Entries with chart source code:
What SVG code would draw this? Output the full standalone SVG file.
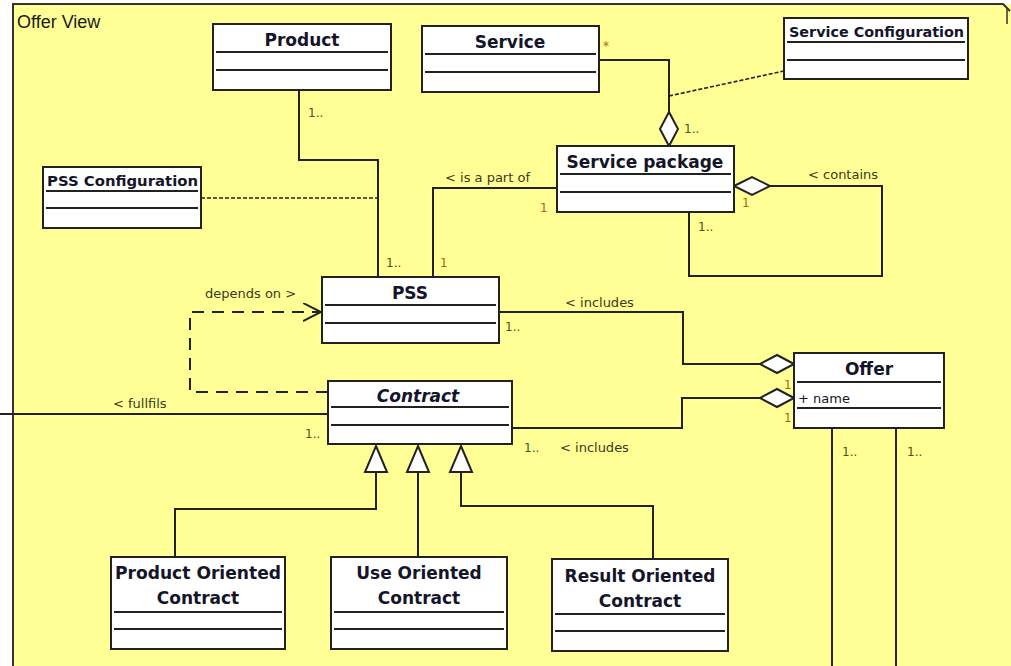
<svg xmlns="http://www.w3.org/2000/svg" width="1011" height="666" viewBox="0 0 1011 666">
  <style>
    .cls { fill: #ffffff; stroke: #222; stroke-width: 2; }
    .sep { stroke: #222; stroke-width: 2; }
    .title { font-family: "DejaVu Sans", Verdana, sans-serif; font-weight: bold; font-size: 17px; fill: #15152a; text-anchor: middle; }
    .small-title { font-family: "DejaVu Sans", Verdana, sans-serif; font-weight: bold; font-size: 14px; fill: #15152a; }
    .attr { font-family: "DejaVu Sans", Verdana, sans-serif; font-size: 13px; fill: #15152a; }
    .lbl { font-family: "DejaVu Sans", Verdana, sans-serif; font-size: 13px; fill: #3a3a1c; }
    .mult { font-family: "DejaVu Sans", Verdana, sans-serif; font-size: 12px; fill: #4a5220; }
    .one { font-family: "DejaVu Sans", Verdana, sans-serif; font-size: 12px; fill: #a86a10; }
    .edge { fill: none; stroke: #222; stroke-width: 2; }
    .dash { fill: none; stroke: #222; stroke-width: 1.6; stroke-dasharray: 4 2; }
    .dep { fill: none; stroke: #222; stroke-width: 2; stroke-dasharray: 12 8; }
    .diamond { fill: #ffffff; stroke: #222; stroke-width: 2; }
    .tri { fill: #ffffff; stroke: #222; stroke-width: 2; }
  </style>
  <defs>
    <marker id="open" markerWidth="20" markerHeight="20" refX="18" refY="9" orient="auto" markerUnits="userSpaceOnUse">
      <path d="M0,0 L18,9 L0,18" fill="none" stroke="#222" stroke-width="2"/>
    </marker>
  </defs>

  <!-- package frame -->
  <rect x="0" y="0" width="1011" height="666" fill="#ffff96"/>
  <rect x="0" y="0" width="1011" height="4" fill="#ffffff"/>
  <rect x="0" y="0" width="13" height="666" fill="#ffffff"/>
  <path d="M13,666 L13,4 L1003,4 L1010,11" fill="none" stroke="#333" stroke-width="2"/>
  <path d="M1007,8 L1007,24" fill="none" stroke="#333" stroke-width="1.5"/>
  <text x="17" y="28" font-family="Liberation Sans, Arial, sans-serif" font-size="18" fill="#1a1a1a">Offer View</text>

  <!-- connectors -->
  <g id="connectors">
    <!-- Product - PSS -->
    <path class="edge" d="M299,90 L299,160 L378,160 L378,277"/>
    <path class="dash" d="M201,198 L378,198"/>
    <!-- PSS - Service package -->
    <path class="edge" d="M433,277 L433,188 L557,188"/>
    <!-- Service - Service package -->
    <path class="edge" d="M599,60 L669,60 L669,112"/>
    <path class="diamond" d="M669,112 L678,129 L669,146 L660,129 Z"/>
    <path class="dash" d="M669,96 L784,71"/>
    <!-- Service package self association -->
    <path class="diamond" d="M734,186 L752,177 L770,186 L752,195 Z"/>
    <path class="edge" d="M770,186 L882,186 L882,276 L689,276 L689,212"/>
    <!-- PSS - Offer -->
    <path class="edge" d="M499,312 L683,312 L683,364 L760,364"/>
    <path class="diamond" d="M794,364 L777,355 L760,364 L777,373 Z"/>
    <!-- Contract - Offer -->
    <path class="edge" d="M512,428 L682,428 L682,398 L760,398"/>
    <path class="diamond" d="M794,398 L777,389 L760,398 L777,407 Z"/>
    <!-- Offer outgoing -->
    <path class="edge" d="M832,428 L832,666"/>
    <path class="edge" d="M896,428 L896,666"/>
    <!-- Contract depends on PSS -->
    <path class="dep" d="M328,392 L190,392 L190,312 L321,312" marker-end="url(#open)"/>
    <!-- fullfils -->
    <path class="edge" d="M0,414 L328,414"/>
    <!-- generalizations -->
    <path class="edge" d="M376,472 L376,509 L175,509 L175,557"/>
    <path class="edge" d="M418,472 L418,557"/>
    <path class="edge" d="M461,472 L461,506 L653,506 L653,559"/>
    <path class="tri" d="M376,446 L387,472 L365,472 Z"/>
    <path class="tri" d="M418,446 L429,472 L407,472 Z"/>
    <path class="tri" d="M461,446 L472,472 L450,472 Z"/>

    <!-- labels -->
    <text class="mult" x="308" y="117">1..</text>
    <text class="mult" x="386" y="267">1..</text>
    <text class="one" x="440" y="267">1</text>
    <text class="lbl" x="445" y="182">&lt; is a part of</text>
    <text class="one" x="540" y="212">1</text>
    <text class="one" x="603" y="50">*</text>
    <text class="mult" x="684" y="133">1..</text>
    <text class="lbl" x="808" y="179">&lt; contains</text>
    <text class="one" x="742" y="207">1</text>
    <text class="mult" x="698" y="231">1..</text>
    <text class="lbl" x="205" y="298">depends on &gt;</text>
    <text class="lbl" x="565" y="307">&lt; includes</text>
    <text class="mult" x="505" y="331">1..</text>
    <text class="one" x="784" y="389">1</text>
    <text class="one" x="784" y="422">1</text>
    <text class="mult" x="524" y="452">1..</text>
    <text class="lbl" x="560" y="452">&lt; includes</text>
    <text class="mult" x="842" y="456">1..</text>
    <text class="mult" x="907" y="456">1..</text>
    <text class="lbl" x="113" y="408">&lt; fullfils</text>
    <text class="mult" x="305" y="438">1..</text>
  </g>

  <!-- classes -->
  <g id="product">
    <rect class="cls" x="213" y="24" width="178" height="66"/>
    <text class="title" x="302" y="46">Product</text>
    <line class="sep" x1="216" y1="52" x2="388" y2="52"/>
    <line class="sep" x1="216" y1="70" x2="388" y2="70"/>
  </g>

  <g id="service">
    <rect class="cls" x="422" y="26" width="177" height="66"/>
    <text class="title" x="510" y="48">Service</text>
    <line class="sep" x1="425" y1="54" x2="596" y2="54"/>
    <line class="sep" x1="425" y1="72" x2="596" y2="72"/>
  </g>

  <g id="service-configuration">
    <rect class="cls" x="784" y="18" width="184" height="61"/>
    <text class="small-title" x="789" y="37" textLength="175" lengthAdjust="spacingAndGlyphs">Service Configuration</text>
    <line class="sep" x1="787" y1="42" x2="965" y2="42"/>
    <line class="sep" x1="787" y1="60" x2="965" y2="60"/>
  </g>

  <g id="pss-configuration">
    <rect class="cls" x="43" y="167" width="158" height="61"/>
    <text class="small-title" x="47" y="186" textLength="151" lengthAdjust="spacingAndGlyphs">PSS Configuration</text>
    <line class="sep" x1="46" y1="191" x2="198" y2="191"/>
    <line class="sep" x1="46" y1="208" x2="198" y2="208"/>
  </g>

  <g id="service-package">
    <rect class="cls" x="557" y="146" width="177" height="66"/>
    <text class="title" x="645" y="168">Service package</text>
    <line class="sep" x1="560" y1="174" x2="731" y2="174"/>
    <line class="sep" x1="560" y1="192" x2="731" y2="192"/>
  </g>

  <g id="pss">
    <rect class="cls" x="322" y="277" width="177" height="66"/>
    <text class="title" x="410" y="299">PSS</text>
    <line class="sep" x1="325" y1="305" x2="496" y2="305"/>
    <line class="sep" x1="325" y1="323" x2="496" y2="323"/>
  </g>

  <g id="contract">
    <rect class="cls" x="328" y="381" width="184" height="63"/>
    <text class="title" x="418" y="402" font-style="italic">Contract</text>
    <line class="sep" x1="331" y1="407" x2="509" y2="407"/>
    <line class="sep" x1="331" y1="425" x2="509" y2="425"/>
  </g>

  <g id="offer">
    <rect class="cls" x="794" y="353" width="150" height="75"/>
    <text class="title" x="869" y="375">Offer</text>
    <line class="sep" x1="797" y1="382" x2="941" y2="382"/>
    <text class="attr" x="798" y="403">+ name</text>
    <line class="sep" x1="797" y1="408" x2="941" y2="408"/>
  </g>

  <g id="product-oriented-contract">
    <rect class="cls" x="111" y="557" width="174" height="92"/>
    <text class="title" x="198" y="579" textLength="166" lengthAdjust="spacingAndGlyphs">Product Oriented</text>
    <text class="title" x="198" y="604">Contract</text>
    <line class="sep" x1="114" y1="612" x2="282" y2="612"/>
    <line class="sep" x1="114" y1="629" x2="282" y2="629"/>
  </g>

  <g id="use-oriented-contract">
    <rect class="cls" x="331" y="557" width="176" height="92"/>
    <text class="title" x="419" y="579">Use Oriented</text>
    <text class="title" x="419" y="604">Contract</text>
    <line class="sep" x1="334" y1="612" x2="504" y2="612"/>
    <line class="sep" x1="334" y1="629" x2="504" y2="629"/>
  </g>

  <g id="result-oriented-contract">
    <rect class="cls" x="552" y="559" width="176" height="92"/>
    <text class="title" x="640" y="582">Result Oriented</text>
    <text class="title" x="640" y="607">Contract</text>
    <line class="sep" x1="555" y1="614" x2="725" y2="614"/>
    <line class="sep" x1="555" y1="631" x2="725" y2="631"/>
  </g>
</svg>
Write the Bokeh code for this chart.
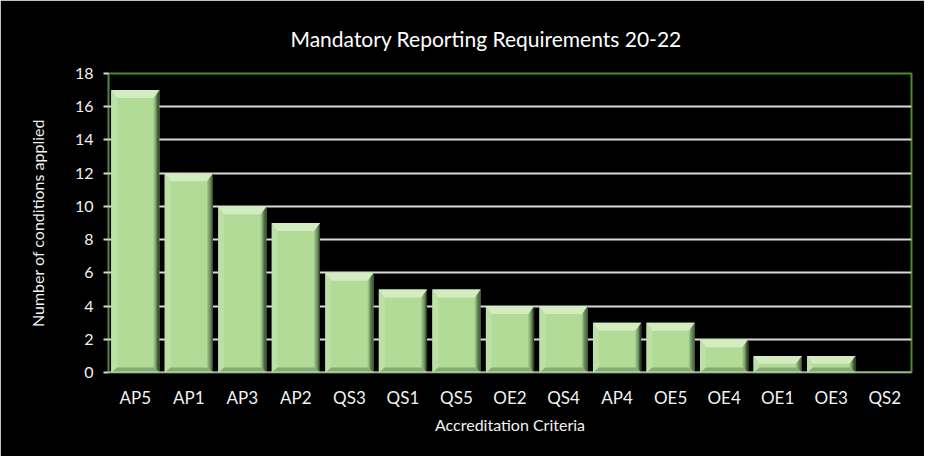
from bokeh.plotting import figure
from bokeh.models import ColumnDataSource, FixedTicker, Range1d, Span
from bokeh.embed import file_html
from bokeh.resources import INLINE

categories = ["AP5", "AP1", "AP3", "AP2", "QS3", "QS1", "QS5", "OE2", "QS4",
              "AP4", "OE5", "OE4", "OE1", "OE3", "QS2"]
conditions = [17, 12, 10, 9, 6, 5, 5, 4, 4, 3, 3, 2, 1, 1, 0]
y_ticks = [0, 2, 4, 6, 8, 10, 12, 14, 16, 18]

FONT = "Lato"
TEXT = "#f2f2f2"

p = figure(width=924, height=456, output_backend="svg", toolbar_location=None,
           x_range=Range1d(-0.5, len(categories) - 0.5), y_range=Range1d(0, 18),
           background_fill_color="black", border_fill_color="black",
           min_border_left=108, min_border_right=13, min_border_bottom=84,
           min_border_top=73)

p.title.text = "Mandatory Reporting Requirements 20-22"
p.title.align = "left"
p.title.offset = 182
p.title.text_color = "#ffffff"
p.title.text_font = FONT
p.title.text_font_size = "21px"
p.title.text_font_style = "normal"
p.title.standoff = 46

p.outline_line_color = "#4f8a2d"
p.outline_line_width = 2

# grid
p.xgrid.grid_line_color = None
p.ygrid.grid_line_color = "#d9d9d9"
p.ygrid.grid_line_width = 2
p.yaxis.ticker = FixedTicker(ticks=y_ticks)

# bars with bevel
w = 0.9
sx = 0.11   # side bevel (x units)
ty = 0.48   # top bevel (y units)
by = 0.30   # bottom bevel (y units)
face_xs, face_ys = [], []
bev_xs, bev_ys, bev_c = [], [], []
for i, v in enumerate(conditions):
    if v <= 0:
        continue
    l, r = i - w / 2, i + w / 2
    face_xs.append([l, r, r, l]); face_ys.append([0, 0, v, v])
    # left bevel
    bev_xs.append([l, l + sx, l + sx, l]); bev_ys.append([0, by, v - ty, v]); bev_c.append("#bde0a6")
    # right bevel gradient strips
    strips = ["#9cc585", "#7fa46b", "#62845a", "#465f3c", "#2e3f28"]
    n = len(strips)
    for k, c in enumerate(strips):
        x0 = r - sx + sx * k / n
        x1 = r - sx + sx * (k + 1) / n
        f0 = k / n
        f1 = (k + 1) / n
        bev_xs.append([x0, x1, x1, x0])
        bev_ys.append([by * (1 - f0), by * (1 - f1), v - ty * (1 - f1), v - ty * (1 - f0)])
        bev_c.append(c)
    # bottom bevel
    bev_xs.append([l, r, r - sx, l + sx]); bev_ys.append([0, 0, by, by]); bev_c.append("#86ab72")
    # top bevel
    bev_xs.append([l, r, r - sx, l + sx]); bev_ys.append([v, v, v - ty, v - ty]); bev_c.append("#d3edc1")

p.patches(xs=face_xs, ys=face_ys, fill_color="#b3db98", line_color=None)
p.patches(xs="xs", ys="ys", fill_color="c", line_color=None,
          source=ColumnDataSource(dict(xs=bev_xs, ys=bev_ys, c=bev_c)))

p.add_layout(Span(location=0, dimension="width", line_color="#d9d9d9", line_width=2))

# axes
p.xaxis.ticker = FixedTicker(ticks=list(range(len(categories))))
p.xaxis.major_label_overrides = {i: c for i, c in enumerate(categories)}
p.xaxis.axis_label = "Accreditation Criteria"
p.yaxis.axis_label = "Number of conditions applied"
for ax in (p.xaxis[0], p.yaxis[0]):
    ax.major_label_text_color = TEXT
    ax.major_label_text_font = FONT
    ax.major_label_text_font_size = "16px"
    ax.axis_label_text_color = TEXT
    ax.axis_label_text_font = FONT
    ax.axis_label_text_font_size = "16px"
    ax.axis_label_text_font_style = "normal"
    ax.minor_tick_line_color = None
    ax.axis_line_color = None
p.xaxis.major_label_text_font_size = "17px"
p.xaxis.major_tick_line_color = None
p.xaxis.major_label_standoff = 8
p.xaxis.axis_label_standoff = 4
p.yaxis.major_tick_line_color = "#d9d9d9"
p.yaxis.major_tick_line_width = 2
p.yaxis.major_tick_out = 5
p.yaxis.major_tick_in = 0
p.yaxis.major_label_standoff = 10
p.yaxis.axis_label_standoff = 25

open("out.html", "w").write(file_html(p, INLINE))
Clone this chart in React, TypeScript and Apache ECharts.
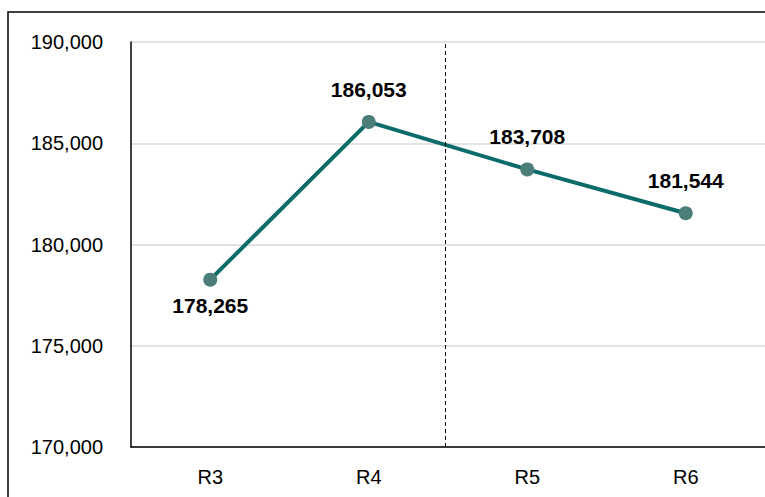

Task prompt
Gather up every line in the data above that contains the word "this", copying each one.

Reply to the exercise
What SVG code would draw this? Output the full standalone SVG file.
Write the Bokeh code for this chart.
Clone this chart in React, TypeScript and Apache ECharts.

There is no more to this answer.